As a fan of Microsoft, then, I'd love to see Windows 8 take off -- on the desktop, tablets, phones -- everywhere, but it's not, and I don't have to look to far to understand why.  I recently upgraded three machines at home from Windows 7 to Windows 8, and I have to admit that the tablet features appear to have been duct-taped onto Windows 8 with little regard to optimizing the experience for either type of client.  I can only imagine what the phone experience is like.  I'm still finding myself at a loss for where various bits and pieces have wandered off to.  Thank God for search, or I very well might have downgraded by now.

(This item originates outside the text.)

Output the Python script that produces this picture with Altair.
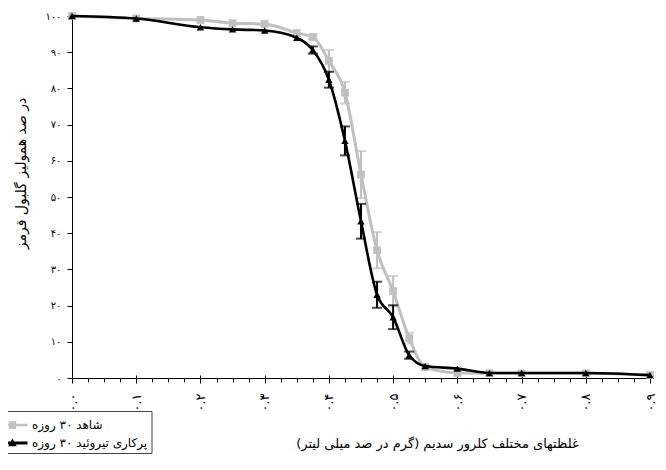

Worst of all, there are signs that Win 8's problems are a bit more widespread than my own personal adoption headaches.  Well-known developer evangelist Rocky Lhotka wrote a post this week addressing licensing headaches that could very well keep enterprise customers from adopting WinRT for internal applications, and MVP John Petersen wrote about the continued lack of applications for Windows 8.  Are these problems affecting Microsoft's bottom line?  It may be too early to call, but reports indicate that Microsoft is cutting prices on Windows and Office, and that's not a good sign.

As far back as I can remember, Microsoft has been king of the "platform".  They've always understood that there's a synergistic relationship between OS, applications, developer tools, and users.  It's possible to be successful successful in one or two of these areas, but if you're able to leverage success in one area to grow in another, the leverage is tough to beat.  It's too late for Microsoft to win mobile by meeting Apple or Android in a heads-up battle.  Same goes for tablets.  If Microsoft hopes to be relevant again (let alone dominant), they need a holistic solution that blows open a market that Apple and Google don't already own.

So, what's left?  Unfortunately, there's very little obvious green field left, but the one real hunk of market where Microsoft actually holds the high ground is entertainment -- namely, Xbox.  Sadly, Microsoft has been running Xbox like its own little company since Day 1, so although it works really well with Windows, there's so much more synergy to be had in home computing and entertainment if Microsoft would merely re-assemble pieces and parts they already own into a platform that would actually add value in the home.